The driver side window was stuck down, and all door locks would not work, all the other windows went up and down as they should, but still no drivers window, or door locks,! I checked all fuses, even #68 relay but still could not find problem, I drove 18 miles in 30 degree weather at nite, got home and was very confused with this truck.! The next day I took master control unit out of door disconnected all wires, cleaned pins etc, and put back together, also I took off positive and negative battery cables off battery, cleaned them , put them back on and tightened good, Well , I turned the key and everything worked,??? all good. windows worked, door locks worked, very happy with out come.
I went to dealer as this still did not make any sense to me, he told me that when the battery starts to get low in voltage the computers will sense some thing wrong and will start shutting down non-essential items in truck, drivers window and locks first, then other things like turn signals, driving lights, heater motor,!!! Man this truck has had me pulling my hair out, But still love my H3.
My girl friend has a H3 also, now I need to tackle her problem, no heater motor, no heat or AC. what next. I had this problem on mine so I know what it is, still a pain, and all computer related . Good luck all and good nite.
then pulled panel out again and brought it inside and was looking at how it works and noticed the rubber mat was sort of flapping a bit at one end. i pulled it right off and had a look. because the mat wasn't on properly the window and button relays were missing their target. put it back securely and put it all back together, put it back in the car and bam!! working!
I read all of the other advice and tips around this issue and had to complete all of the above to resolve my exact same issue after replacing a dead battery. Problem was finally corrected after a driving around for several errands and restarting the vehicle about 4 times over a 5 hour period.

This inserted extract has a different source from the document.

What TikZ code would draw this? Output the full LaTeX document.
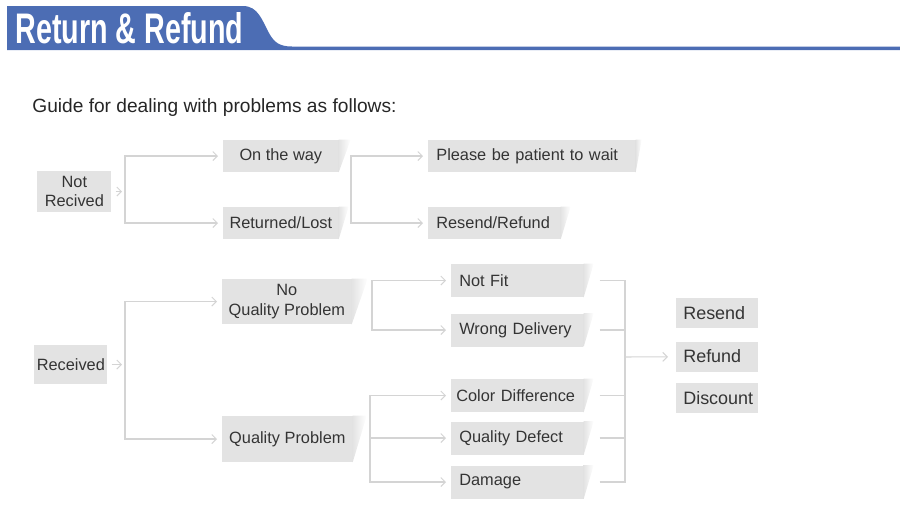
\documentclass[tikz,border=0pt]{standalone}
\usepackage{graphicx}
\usepackage{fontspec}
\setmainfont{Liberation Sans}
\usetikzlibrary{arrows.meta}
\definecolor{hdrblue}{RGB}{76,109,180}
\definecolor{boxgray}{RGB}{227,227,227}
\definecolor{txtgray}{RGB}{52,52,52}
\definecolor{linegray}{RGB}{212,212,212}
\newcommand{\boxfont}{\fontsize{9.3}{11.3}\selectfont}
\newcommand{\remedyfont}{\fontsize{10.2}{12}\selectfont}
\tikzset{
	box/.style = {fill = boxgray, text = txtgray, font = \boxfont, inner sep = 0pt, anchor = west, minimum height = 6.4mm},
	lbox/.style = {box, align = left, inner xsep = 1.6mm, text width = #1},
	link/.style = {draw = linegray, line width = 0.6pt, -{Straight Barb[length = 0.9mm, width = 1.8mm]}, shorten >= 1mm},
	stub/.style = {link, shorten <= 0.8mm, shorten >= 0.6mm},
	branch/.style = {draw = linegray, line width = 0.6pt, shorten <= 3.2mm},
	tailshade/.style = {left color = boxgray, right color = white}
}

\begin{document}
\begin{tikzpicture}[x = 0.2mm, y = -0.2mm]
	\useasboundingbox (0,0) rectangle (900,530);

	\fill [hdrblue] (7,6) -- (243,6) .. controls (258,6) and (262,20) .. (269,33)
		.. controls (274,42) and (279,46.5) .. (292,46.5) -- (900,46.5) -- (900,50) -- (7,50) -- cycle;
	\node (title)[anchor = base west, text = white, inner sep = 0pt] at (15,43) {
		\resizebox{45.6mm}{6.2mm}{\bfseries Return \& Refund}};

	\node (guide)[anchor = base west, inner sep = 0pt, text = black!85, font = \fontsize{10.9}{12}\selectfont] at (32,112) {
		Guide for dealing with problems as follows:};

	\node (nr)[box, align = center, minimum width = 14.8mm, minimum height = 8.2mm] at (37,191.5) {Not\\Recived};
	\node (onway)[box, minimum width = 23mm] at (223,156) {On the way};
	\node (lost)[box, minimum width = 23mm] at (223,223) {Returned/Lost};
	\node (wait)[lbox = 38.2mm] at (428,156) {Please be patient to wait};
	\node (resref)[lbox = 23.2mm] at (428,223) {Resend/Refund};

	\node (rec)[box, minimum width = 14.6mm, minimum height = 7.8mm] at (34,364.5) {Received};
	\node (noqp)[box, align = center, minimum width = 25.8mm, minimum height = 9mm] at (222,301.5) {No\\Quality Problem};
	\node (qp)[box, minimum width = 26mm, minimum height = 9.2mm] at (222,439) {Quality Problem};

	\node (notfit)[lbox = 23.2mm, minimum height = 6.6mm] at (451,280.5) {Not Fit};
	\node (wrong)[lbox = 23.2mm, minimum height = 6.6mm] at (451,330) {Wrong Delivery};
	\node (color)[lbox = 23.2mm, minimum height = 6.6mm, inner xsep = 1mm, text width = 24.4mm] at (451,395.5) {Color Difference};
	\node (defect)[lbox = 23.2mm, minimum height = 6.6mm] at (451,438) {Quality Defect};
	\node (damage)[lbox = 23.2mm, minimum height = 6.6mm] at (451,482) {Damage};

	\node (resend)[lbox = 13.6mm, inner xsep = 1.4mm, font = \remedyfont, minimum height = 6mm] at (676,313) {Resend};
	\node (refund)[lbox = 13.6mm, inner xsep = 1.4mm, font = \remedyfont, minimum height = 6mm] at (676,356.5) {Refund};
	\node (discount)[lbox = 13.6mm, inner xsep = 1.4mm, font = \remedyfont, minimum height = 6mm] at (676,398) {Discount};

	\foreach \n/\w in {onway/12, lost/10, wait/6, resref/10, noqp/16, qp/14, notfit/10, wrong/10, color/10, defect/10, damage/10}
		\shade [tailshade] (\n.north east) -- ++(\w,0) -- (\n.south east) -- cycle;

	\coordinate (b1) at (125,191.5);
	\coordinate (b2) at (351,189.5);
	\coordinate (b3) at (125,364.5);
	\coordinate (b4) at (372,305);
	\coordinate (b5) at (370,438);
	\coordinate (join) at (625,357);

	\draw [stub](nr)--(b1);
	\draw [link](b1)|-(onway);
	\draw [link](b1)|-(lost);
	\draw [link](b2)|-(wait);
	\draw [link](b2)|-(resref);

	\draw [stub](rec)--(b3);
	\draw [link](b3)|-(noqp);
	\draw [link](b3)|-(qp);
	\draw [link](b4)|-(notfit);
	\draw [link](b4)|-(wrong);
	\draw [link](b5)|-(color);
	\draw [link](b5)--(defect);
	\draw [link](b5)|-(damage);

	\foreach \n in {notfit, wrong, color, defect, damage}
		\draw [branch](\n.east) -| (join);
	\draw [link, shorten >= 1.6mm](join)--(refund);
\end{tikzpicture}
\end{document}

Did all of the above 3 times on my 07. Finally I pulled the door switch and took it apart ( 4 screws ) cleaned the contacts and re assembled. ( all very easy. Just be careful when taking it apart ) Now I don't know if it was the cleaning of the switch or the new battery ( the old one had good power but was 6 yrs old so I figured what the heck ) Either way the only thing I did differently with the battery on my 3rd attempt was to leave it disconnected longer, appox 45 mins while I ate dinner. When I went back and connected it, everything worked. Thanks to all the posters for your assistance. Great info and it saved my cheap !@# a trip to the dealer. :)
I Have had this problem before and if you have any aftermarket remote car start it scrambles the bcd (body control module) and whenever you disconnect the battery it will do this also as it causes the computer to get confused and stuck in between modes eventually the car will go back to normal its just a matter of time
H3 left a door open over night ran battery down, boosted and then the problem with the driver door and power locks started. Was told when battery goes low it sets off the problem just need to reset it by unplugging the battery for 5min. Give it time it does reset! Not worth being told you need a new switch $250.00 :) hope it helps!
The first fix to try when ever any part of your window and door control panel or any electrical function for that matter does not work or is not working correctly is to disconnect the negitive battery cable, that's the non hot side. Leave the hot side connected. By leaving the negative cable disconnected over night the computers will reset and solve a lot of electrical issues. If nothing else this give you a potential very easy fix and has worked for me on many make of cars and trucks.
Driving the car, stopping and waiting for several minutes and shifting the gear lever in and out of gear along with a fully carged battery will solve it most of the time. If not, then it may be the switch indicated in the other postings.